The Regional Center for Independent Living

In August 1966, Governor Nelson Rockefeller came to the Rochester War Memorial to be nominated by the Republican Party for another term as Governor of New York, several Rochesterians with disabilities were there to meet him. They were high school students who had found that all the campuses of the State University of New York, which had been greatly expanded and improved by Governor Rockefeller, were inaccessible to disabled students. They carried picket signs at the War Memorial when Rockefeller arrived, asking him to make the State's campuses accessible, and they were able to speak briefly with him. These disability rights leaders founded an organization that would be one of the first federally-funded Centers for Independent Living in the country.
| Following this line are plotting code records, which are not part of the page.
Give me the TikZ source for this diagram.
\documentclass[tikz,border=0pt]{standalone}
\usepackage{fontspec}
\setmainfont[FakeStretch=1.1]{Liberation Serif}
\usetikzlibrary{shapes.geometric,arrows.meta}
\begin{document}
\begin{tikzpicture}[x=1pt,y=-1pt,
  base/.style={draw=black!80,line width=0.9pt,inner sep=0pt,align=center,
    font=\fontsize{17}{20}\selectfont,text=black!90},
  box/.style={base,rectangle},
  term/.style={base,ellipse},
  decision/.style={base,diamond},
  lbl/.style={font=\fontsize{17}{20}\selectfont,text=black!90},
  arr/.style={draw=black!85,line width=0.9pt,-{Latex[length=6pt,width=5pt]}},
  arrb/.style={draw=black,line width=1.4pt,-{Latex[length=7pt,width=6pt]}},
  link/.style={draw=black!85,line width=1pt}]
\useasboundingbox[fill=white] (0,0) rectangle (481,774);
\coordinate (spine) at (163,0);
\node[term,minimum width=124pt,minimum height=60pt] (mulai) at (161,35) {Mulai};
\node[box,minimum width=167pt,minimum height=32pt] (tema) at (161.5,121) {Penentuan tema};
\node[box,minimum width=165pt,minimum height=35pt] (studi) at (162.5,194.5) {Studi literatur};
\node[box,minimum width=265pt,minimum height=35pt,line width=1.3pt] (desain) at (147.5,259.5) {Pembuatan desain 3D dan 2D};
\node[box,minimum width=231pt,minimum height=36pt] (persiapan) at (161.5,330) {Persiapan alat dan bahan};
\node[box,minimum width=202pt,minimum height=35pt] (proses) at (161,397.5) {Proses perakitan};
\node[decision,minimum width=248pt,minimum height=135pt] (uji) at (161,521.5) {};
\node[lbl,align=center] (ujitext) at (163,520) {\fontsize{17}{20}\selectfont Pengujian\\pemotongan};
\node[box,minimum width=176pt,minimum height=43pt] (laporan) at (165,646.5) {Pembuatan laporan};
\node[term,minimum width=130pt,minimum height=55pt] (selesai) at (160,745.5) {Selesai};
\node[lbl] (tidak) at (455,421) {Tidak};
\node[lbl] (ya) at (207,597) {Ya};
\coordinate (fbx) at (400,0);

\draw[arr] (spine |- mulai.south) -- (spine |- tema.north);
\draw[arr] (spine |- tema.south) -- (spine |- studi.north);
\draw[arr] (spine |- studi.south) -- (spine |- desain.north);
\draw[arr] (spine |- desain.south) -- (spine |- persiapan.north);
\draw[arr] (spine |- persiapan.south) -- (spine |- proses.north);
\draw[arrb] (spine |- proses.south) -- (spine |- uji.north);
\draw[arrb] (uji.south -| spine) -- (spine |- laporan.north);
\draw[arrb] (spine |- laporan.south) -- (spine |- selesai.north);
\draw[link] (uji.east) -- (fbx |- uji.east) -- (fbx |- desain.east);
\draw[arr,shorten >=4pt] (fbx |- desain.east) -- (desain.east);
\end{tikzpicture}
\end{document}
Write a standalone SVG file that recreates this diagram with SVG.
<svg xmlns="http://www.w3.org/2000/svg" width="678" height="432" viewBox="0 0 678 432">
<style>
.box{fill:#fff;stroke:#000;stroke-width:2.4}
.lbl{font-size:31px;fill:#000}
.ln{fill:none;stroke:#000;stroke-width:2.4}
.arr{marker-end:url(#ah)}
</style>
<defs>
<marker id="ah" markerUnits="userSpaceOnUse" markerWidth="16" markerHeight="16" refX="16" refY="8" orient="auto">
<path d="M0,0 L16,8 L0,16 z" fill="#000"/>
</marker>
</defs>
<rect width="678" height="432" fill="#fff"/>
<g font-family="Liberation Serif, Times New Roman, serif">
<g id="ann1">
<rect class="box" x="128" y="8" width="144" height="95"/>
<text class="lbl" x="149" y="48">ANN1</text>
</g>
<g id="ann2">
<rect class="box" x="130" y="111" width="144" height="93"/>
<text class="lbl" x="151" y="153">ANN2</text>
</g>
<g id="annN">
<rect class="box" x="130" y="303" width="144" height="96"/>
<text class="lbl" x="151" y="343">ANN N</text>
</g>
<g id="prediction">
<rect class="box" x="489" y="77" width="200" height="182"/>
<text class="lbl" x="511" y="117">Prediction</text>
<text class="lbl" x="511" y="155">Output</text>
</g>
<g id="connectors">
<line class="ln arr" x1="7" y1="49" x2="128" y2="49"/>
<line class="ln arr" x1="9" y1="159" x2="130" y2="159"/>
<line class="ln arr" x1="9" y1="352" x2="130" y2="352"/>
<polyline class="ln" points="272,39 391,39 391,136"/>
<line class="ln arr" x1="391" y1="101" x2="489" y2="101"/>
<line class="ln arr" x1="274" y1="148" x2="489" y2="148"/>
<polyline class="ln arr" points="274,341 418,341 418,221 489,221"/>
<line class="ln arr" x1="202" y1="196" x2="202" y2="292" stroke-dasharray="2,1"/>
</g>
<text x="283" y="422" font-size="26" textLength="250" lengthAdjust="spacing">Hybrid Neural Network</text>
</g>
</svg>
Today, Regional Center for Independent Living promotes a society in which people with disabilities enjoy full integration, independence, and civil rights. RCIL supports individuals’ independence by providing information and assistance with housing, transportation, personal assistance services, securing benefits and other services.

ADAPT

Atlantis ADAPT is the original group that was founded by Wade Blank that grew into the National ADAPT. Its first extended campaign focused on accessibility of public transit. After all, disabled people pay the same taxes as everyone else. An inaccessible, tax-funded public transit system is patently unfair and discriminatory. Through public protests, marches, picketing, and other forms of civil disobedience, ADAPT actions brought discrimination in public transit systems to light in various cities throughout the USA. This resulted in many cities—Denver being the first—recreating their public transit system with full accessibility in mind. ADAPT actions were also invaluable to the passing of the Americans with Disabilities Act in 1990. To this day Atlantis ADAPT continues its national and local campaigns. They now focus on integrated, accessible housing and dismantling the overwhelming influence of the nursing home industry over the lives of the elderly and disabled.